Saturday, September 29, 2012

What do we do with the rates surplus?

The Hastings District Council has revealed a surplus of over $2million for the year ended June 2012. Pleasing but it was mostly the result of the very unfavorable economic times we are living through.

The surplus arose from two situations. The first was a decline in interest rates of about 1% on borrowings of some $60 million. The second was that borrowings were almost $20 million below budget because many anticipated capital works have not been necessary.  At a budgeted interest rate of 7% this alone equates to a saving of some $1.4 million.

When the rate was struck interest rates were expected to be much higher and therefore included in the amounts ratepayers were required to pay. So effectively the rates surplus was the result of ratepayers being charged more than the actual cost of the interest charges to the council.

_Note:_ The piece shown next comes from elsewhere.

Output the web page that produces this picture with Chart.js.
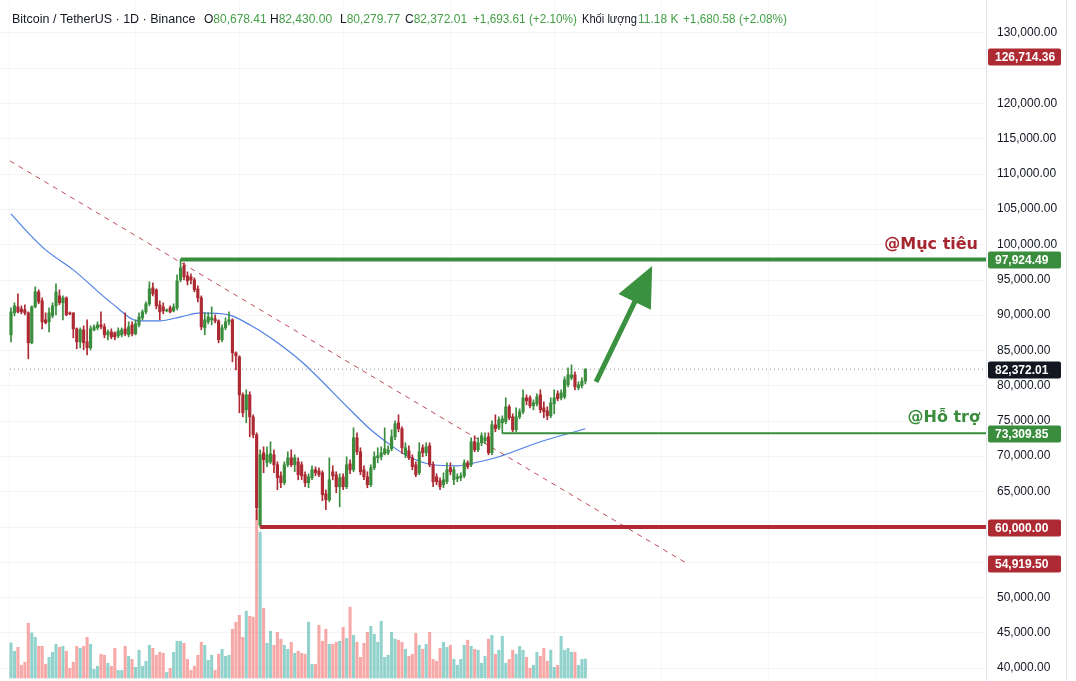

Never the less having a surplus is very much better than having a deficit. But what should be done with that surplus? Some costs are up and some down and when they are up this is passed onto ratepayers. For instance following the Christchurch earthquakes insurance charges  rocketed,  and of course council has passed those on for the current year.

Even after a number of these unforeseen needs were identified there was still a sizable surplus  and management proposed using some of it to reduce debt.  I an some other  councillors preferred allocating a portion to off setting an expected rates rise of around 4% next year thereby halving next years likely increase.

Normally I have an aversion to debt, so why did I not support the proposed debt reduction?

Well in the first instance I think it would just make it easier for council to increase borrowings in the future. For instance the Hastings District Council is proposing to gift $1 million to the Napier City council funded by increased borrowing to support the museum extensions.  Another example is the recent decision  to proceed with a major debt funded upgrade of Civic square, that somewhat scruffy area between the Art Gallery and the Library. Not cheap at $8 million and likely to double with interest charges. 

For the record I voted against both items.

The main reason I preferred the rebate option is Council reasons funding major projects with debt spreads the full cost over the generations who are expected to benefit.  Its a bit like depreciation which spreads costs over the life of an asset. Just as depreciation allowances are fixed irrespective of  profits or cash flow so should inter-generational financing.  That is if we truly believe  future generations should  be contributing we should stick to that ideology not tinker with it on a whim or a surplus.